> **TASK TO CARRY OUT**: Take the listing from its first line through the line that contains "import matplotlib.pyplot as plt" and please retype those lines exactly, leaving out the pictures.

━━━━━━━━

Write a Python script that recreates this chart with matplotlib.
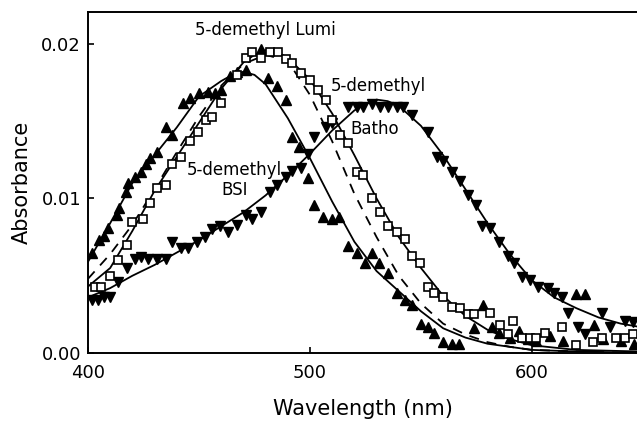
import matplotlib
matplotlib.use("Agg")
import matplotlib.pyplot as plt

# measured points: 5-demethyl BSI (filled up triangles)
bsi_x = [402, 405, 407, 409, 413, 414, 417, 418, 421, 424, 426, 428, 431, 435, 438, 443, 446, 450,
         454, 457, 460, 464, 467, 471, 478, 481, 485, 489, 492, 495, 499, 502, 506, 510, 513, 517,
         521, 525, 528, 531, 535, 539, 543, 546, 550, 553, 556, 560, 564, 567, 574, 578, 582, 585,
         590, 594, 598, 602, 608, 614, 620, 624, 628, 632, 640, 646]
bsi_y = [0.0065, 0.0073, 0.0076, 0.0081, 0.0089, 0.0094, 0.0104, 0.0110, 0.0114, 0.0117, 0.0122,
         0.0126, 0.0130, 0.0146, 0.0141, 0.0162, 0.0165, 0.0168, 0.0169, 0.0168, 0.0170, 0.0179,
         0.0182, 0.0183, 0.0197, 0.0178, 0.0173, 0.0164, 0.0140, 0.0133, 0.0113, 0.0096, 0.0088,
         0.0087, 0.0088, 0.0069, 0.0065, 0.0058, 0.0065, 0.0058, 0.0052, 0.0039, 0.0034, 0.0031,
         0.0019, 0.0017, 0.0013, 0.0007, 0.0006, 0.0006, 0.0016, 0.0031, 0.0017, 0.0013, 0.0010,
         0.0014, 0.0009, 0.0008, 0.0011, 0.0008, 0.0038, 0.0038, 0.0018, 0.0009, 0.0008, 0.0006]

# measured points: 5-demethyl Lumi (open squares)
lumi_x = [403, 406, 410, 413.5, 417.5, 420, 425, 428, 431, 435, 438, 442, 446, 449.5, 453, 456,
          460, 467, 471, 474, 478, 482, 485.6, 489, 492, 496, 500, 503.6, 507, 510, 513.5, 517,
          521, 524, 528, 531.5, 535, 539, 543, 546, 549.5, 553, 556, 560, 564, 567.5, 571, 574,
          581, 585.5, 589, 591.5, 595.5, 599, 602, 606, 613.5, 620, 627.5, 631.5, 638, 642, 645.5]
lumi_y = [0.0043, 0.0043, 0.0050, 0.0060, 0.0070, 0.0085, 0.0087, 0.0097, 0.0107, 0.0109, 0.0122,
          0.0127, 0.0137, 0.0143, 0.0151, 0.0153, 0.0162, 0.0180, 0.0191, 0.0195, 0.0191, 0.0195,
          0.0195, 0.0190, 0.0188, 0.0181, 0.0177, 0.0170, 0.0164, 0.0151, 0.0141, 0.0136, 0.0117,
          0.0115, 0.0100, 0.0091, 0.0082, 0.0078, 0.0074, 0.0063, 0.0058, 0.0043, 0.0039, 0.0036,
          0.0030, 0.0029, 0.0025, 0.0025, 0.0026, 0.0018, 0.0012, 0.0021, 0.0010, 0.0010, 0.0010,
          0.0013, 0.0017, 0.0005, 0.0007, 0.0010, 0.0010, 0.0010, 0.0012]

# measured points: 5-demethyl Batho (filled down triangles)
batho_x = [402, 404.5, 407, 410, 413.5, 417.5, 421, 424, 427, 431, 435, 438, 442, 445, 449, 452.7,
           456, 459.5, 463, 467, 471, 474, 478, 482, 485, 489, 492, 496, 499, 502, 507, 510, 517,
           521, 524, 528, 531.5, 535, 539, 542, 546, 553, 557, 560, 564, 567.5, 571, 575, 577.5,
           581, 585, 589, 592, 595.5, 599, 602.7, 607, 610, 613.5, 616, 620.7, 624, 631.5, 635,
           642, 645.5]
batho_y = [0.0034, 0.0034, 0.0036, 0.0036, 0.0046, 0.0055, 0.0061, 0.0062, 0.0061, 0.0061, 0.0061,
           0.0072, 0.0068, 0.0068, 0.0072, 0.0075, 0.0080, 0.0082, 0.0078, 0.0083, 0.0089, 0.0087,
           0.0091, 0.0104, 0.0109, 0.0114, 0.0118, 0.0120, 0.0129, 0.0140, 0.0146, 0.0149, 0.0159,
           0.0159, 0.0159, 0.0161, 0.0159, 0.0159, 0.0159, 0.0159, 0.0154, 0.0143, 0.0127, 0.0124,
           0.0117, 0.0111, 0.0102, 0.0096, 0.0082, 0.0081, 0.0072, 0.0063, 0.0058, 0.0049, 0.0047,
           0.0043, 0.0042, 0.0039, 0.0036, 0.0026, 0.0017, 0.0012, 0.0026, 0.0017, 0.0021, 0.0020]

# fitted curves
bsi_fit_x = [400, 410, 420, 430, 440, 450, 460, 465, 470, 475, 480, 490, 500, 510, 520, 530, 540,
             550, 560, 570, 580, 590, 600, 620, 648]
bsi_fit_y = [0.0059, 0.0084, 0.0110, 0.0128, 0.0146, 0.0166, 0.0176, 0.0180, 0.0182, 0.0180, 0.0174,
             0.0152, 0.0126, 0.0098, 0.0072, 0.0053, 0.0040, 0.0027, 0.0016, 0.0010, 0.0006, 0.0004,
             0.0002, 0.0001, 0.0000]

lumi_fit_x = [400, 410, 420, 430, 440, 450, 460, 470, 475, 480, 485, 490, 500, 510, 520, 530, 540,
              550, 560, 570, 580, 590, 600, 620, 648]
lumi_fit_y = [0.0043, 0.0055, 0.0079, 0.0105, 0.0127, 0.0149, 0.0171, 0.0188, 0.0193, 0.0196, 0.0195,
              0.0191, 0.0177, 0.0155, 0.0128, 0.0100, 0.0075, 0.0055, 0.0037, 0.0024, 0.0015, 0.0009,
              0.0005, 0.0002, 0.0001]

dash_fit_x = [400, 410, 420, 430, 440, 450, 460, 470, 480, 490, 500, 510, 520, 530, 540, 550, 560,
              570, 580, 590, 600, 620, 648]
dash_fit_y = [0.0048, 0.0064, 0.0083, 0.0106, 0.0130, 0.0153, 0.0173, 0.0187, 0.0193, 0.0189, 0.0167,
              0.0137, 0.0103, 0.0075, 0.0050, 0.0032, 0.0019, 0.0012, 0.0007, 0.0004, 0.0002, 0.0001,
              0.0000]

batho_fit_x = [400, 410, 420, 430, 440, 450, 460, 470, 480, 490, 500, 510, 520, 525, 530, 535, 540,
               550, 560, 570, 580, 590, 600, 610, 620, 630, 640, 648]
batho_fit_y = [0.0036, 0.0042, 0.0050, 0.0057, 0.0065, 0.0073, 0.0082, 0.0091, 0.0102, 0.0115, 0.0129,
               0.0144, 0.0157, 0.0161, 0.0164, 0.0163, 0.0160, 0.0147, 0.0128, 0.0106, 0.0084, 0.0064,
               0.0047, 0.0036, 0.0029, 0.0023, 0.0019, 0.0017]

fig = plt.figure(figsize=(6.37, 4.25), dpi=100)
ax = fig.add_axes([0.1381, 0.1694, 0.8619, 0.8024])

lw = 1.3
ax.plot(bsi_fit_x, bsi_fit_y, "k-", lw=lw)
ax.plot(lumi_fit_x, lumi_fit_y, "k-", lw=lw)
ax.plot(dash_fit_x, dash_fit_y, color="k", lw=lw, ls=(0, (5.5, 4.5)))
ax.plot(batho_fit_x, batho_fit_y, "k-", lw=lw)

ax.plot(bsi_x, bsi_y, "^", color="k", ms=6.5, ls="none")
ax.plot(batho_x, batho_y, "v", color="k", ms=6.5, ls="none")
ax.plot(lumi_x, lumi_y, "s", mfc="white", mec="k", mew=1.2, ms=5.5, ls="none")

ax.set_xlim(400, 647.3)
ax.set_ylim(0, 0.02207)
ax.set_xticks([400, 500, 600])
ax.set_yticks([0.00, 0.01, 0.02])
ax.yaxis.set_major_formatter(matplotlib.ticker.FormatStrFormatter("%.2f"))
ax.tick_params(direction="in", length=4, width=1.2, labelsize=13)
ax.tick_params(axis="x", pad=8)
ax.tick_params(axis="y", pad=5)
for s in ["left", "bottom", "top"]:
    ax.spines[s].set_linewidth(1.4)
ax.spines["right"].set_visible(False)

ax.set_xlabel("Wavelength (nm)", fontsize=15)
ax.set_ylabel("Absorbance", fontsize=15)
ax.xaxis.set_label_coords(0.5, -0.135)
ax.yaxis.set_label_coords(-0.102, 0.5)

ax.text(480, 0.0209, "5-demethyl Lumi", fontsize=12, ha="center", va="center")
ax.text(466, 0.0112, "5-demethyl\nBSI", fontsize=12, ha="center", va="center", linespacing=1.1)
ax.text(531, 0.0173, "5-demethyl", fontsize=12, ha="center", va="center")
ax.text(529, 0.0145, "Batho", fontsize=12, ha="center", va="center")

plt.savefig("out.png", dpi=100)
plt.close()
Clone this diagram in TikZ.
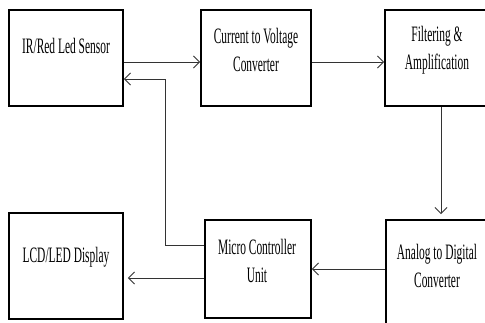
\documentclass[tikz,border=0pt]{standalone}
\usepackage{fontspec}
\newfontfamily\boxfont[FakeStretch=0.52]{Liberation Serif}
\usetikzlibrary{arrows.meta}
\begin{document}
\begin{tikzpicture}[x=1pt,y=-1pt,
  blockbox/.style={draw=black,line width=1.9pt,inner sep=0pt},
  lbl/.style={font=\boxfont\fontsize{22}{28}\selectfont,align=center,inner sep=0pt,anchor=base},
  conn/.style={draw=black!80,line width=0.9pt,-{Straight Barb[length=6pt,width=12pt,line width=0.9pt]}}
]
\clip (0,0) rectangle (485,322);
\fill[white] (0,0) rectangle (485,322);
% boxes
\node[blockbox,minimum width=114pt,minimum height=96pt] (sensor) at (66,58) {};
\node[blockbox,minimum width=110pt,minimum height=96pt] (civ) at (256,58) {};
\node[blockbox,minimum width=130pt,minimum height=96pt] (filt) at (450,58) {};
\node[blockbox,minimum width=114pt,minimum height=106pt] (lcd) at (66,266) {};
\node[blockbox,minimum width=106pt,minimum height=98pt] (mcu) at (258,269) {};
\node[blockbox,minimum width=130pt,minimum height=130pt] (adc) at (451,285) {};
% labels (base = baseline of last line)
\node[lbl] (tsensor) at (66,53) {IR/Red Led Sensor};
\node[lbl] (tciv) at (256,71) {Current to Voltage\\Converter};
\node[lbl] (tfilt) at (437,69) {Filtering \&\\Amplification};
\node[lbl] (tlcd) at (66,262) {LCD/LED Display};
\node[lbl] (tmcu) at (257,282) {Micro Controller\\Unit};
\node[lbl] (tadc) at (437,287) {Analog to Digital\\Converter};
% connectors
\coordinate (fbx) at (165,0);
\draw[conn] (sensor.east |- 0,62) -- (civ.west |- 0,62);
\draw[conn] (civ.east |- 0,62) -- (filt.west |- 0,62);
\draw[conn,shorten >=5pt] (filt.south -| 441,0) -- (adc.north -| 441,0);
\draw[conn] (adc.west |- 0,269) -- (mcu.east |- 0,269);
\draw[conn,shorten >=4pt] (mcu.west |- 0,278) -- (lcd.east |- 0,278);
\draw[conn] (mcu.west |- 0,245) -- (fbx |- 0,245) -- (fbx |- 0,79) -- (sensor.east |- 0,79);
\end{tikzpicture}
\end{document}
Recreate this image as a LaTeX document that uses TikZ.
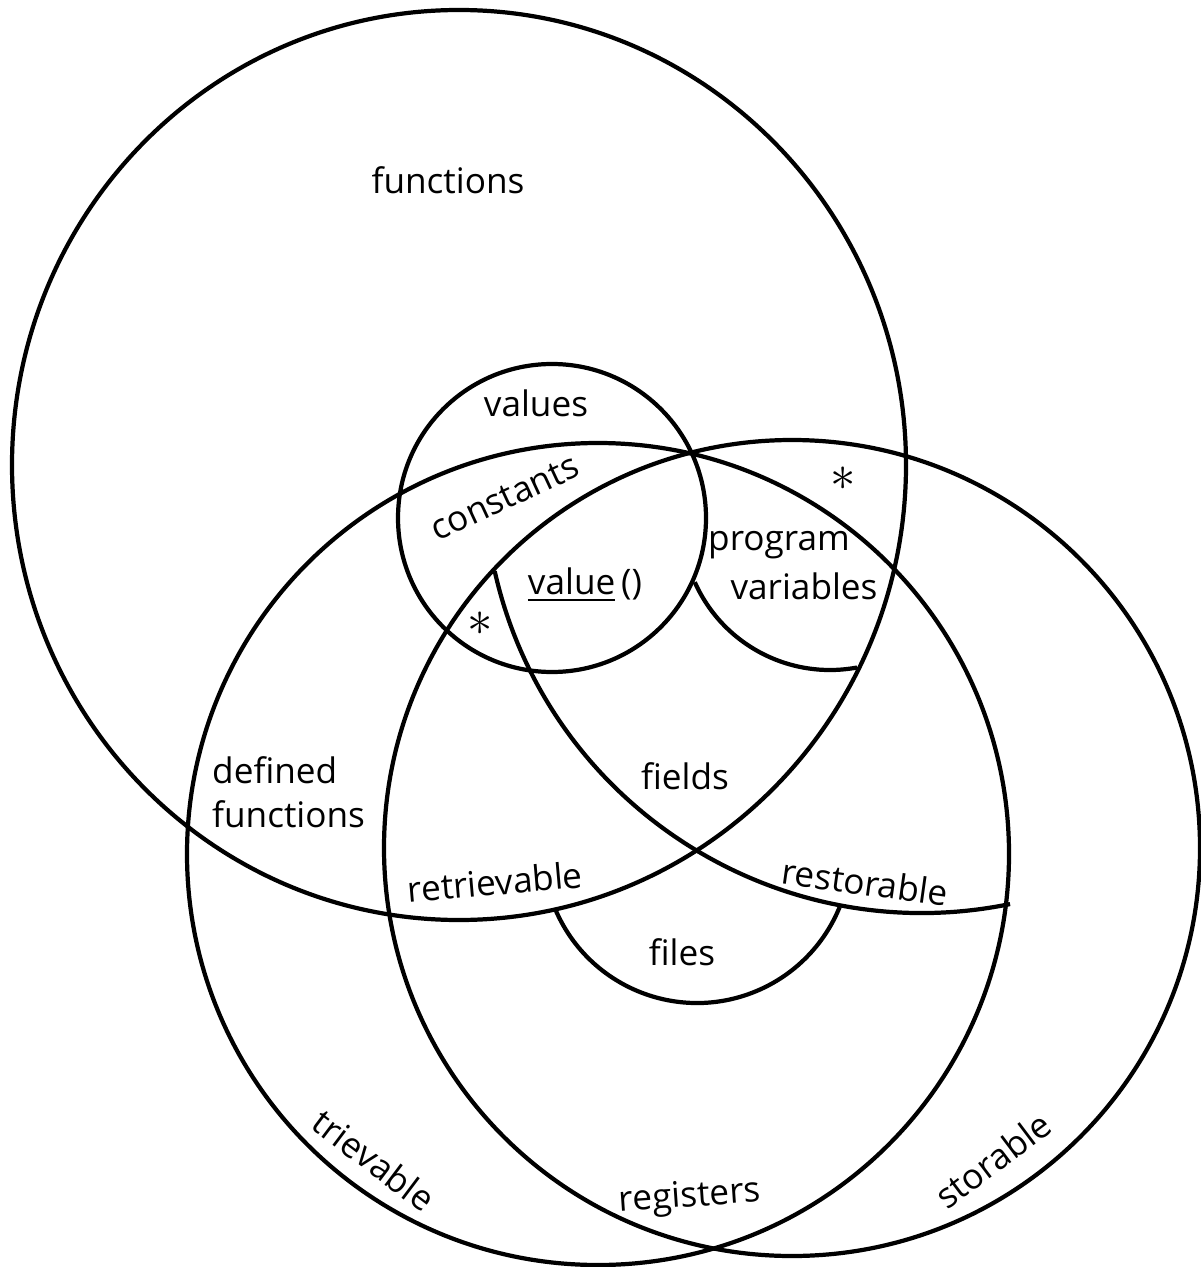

━━━━━━━━

> **IN RESPONSE**:
Write a Python script that recreates this chart with matplotlib.
import matplotlib
matplotlib.use("Agg")
import matplotlib.pyplot as plt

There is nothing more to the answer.